All functions are stdlib-only (uses random.choices) with random.seed(42) for reproducibility.

Retrieval-Outcome Correlation

Spearman rank correlation between IR metrics and task rewards, stratified by suite:

python3 scripts/ir_analysis.py --correlate --min-confidence medium

Defect Annotation Model

Code review tasks in csb_sdlc_test support structured defect annotations in expected_defects.json:

{
  "defects": [{
    "description": "Null pointer dereference on empty input",
    "defect_type": "null-deref",
    "line_start": 42,
    "line_end": 45
  }]
}

Supported types: null-deref, resource-leak, race-condition, injection, logic-error, buffer-overflow, use-after-free, other.


Layer 4: Dual-Score Reporting

When judge results are available, the evaluation report and MANIFEST include both scores:

MANIFEST Fields

Each task entry gains optional fields:

  • judge_score (float) — weighted judge score
  • judge_model (string) — model used for judging
  • judge_dimensions (dict) — per-dimension scores
  • judge_confidence (float) — multi-round voting confidence

Tasks without judge data have these fields set to null.

Report Tables

The eval report conditionally adds judge columns:

task_id          | verifier_reward | judge_score | delta  | oracle_confidence
-----------------+-----------------+-------------+--------+------------------
ccx-dep-trace-001|            0.85 |        0.90 |  +0.05 | high
my-fix-task-002  |            1.00 |        0.75 |  -0.25 | medium [DIVERGENT]

Tasks where abs(verifier_reward - judge_score) > 0.3 are flagged [DIVERGENT] for manual review.

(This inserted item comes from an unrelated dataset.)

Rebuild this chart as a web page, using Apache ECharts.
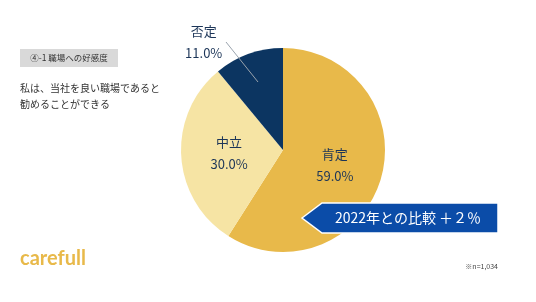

For canonical deterministic reporting, treat continuous reward and pass/fail as distinct dimensions. Report generators should use verifier passed / pass_threshold metadata when available and surface scorer_family plus output_contract so mixed-family reward aggregates are explicitly caveated.


Generating Reports

# Full evaluation report (includes judge data if available)
python3 scripts/generate_eval_report.py \
  --runs-dir runs/official/ \
  --output-dir ./eval_reports/

# Generate LLM judge context files for manual review
python3 -m scripts.csb_metrics.judge_context \
  --runs-dir runs/official/ \
  --benchmarks-dir ./benchmarks/ \
  --output-dir ./judge_contexts/

Output:

  • eval_report.json — full structured report
  • REPORT.md — markdown tables (performance, efficiency, tool utilization, judge correlation)
  • harness_configs.json — exact harness configuration per run
  • CSV files per table for downstream analysis